MONTREAL – Bombardier says it will build a new 126,000-square-foot manufacturing centre west of Montreal to respond to growing demand for its business aircraft.
The company says the facility in Dorval, Que., will cost about $100 million and is expected to open before the end of 2027.
David Murray, the executive vice-president for manufacturing, IT and Bombardier Operational Excellence System, said the new plant would be about the size of two football fields and would expand the company’s manufacturing footprint.
“We’ll be able to bring more efficiency to the way we’re producing the aircraft,” he told reporters at the existing facility in Dorval, where the company assembles Challenger jets. “It’s also going to set us up to look more forward and respond to the future demand we have.”
He declined to say how many more planes the company would be able to produce after the plant opens, but said Bombardier has successfully increased its volume over the past five years.

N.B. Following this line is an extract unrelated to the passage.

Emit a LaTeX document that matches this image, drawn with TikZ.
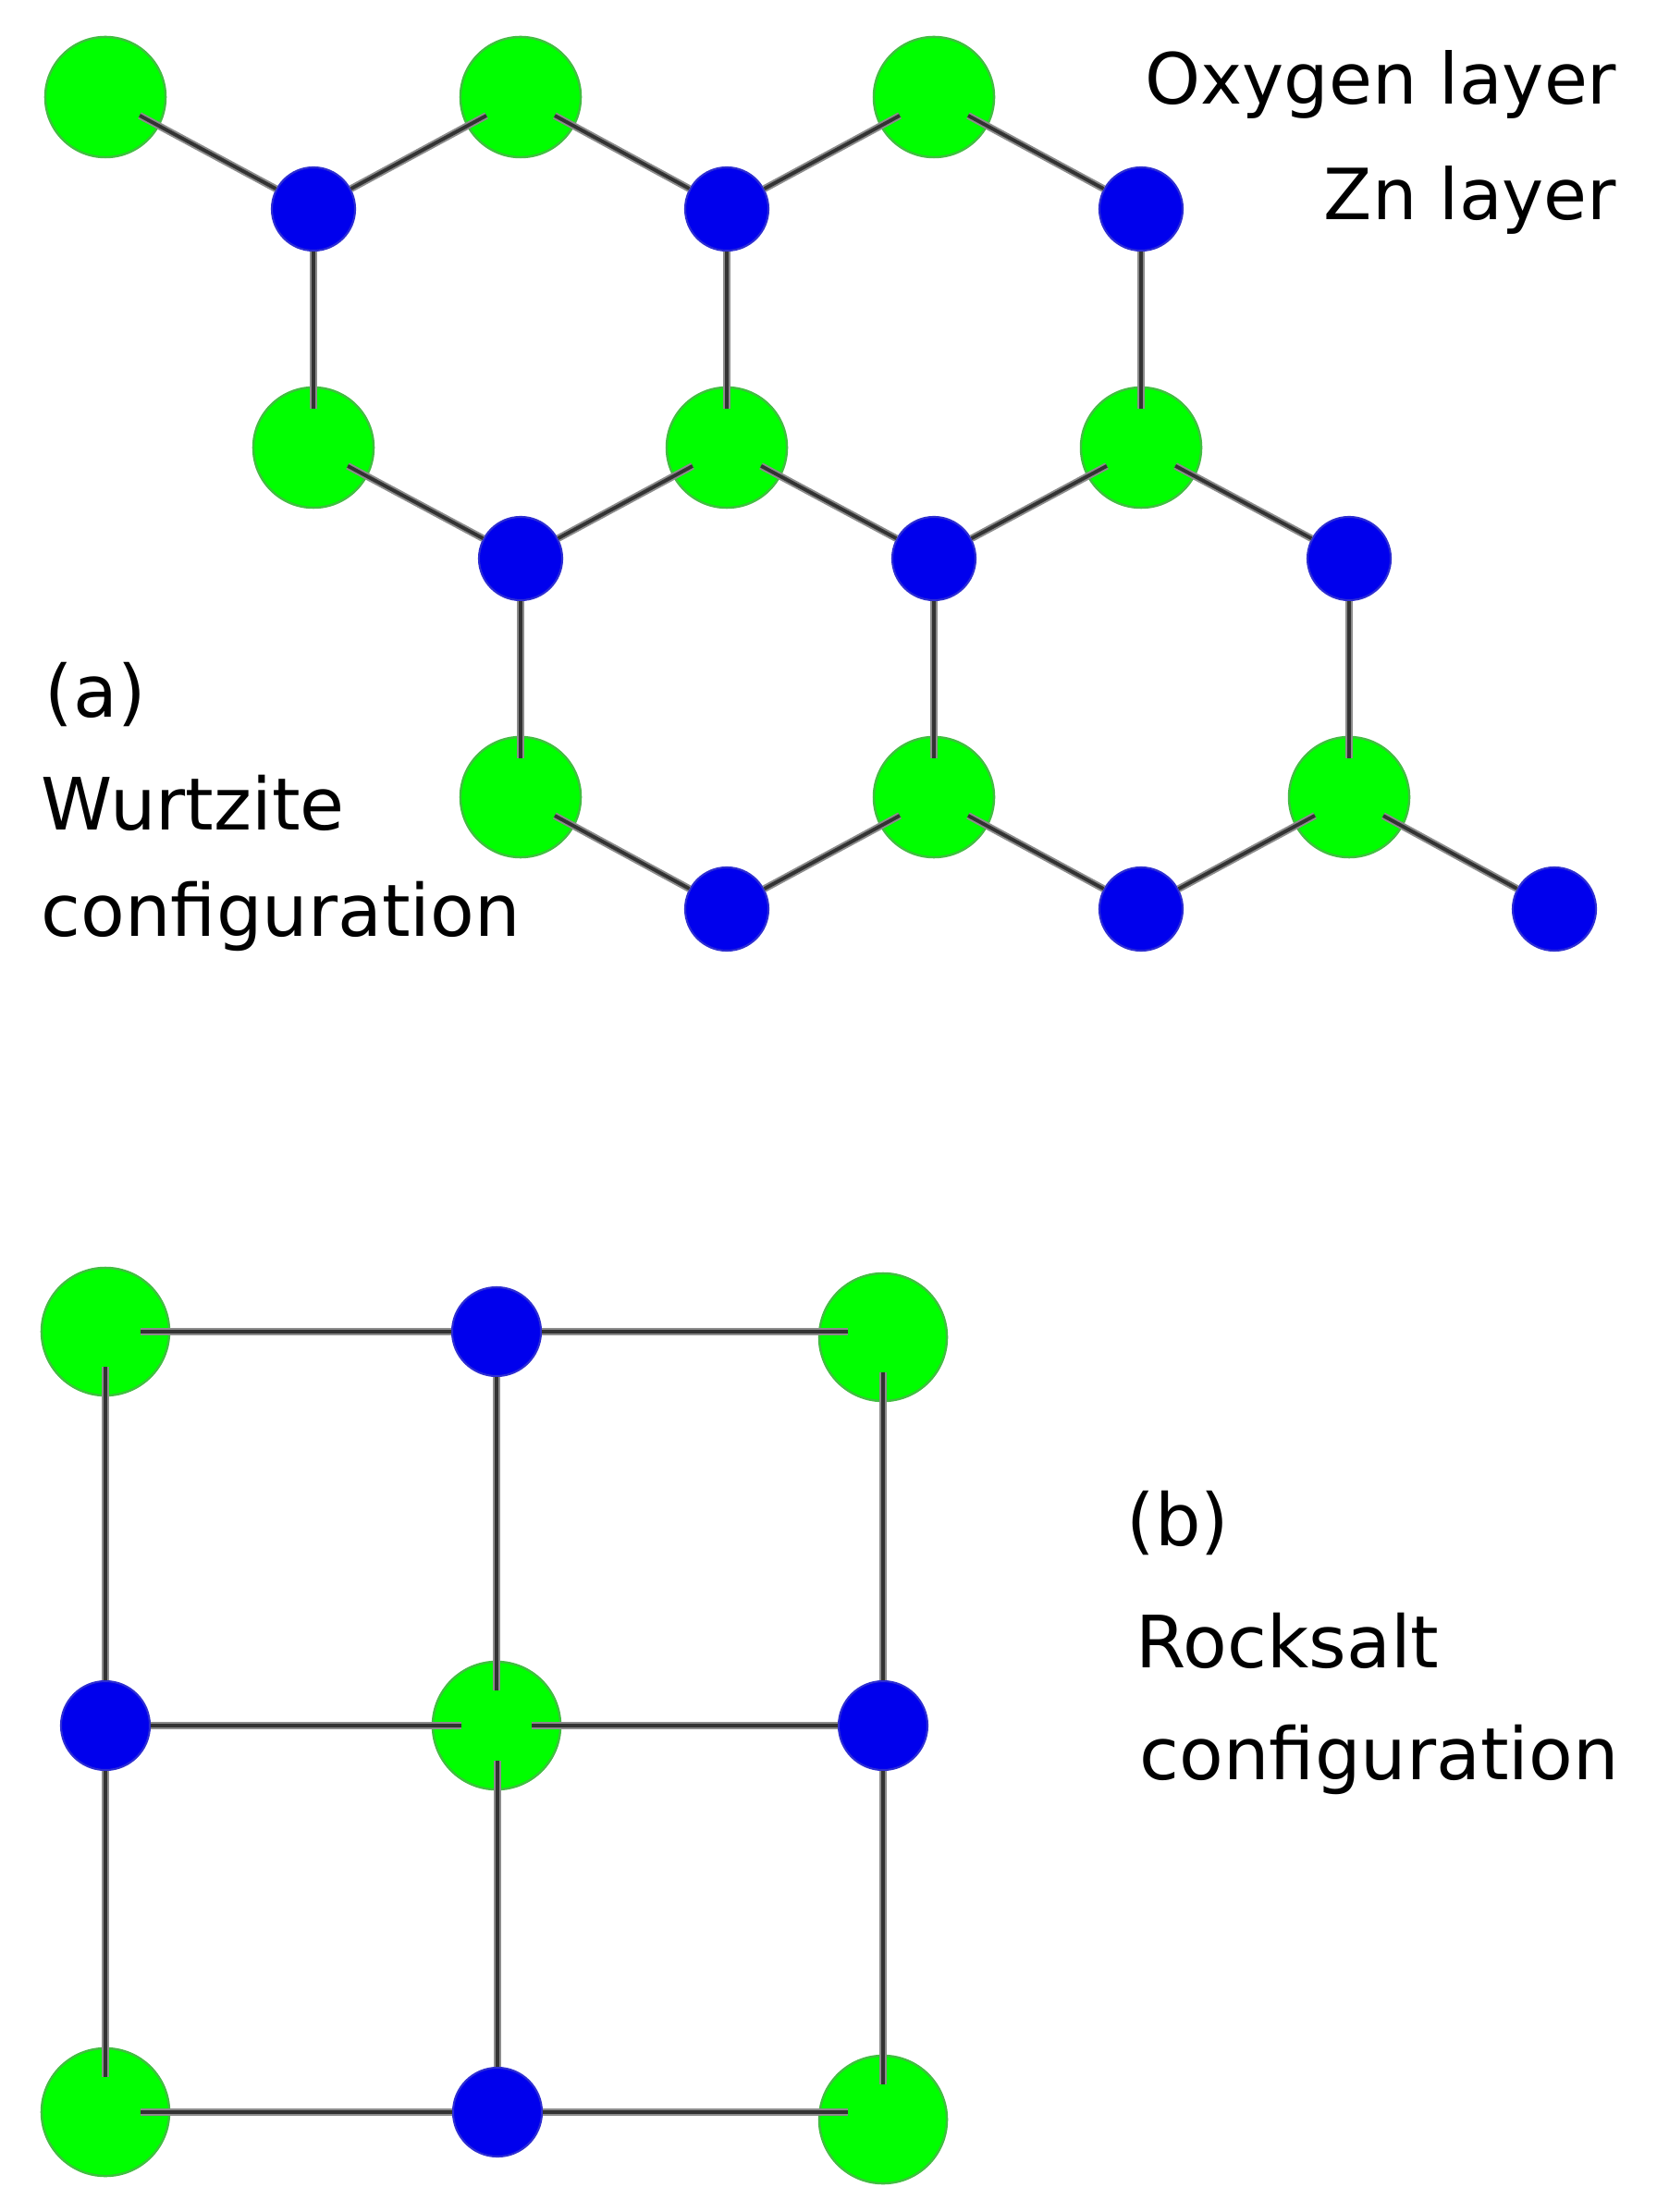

The new facility will be constructed near its existing facilities in western Montreal and is expected to create some 330 jobs.
Quebec Economy Minister Christine Fréchette was present to announce a $35-million repayable loan from an Investissement Québec program to back the project.
Fréchette told journalists that supporting the expansion of Bombardier’s facilities will generate significant economic benefits for the province’s aerospace supply chain.
“The whole of Quebec will be mobilized thanks to this investment and expansion, and the economic benefits will be considerable,” she said.
She highlighted the importance of aerospace as “a motor of growth and a motor of wealth creation,” adding that Bombardier alone accounted for five per cent of the value of the province’s total exports.
In 2024, the sector generated more than $22 billion in sales and employed 43,000 people in Quebec, she said.
The president and CEO of the Montreal-based company, Éric Martel, said last November that strong international demand had led Bombardier to consider increasing its production rate, potentially resulting in new hires at the Dorval plant, where the Challenger 3500 business jet is assembled.
At the time, Martel had noted investments may be necessary to carry out its plan.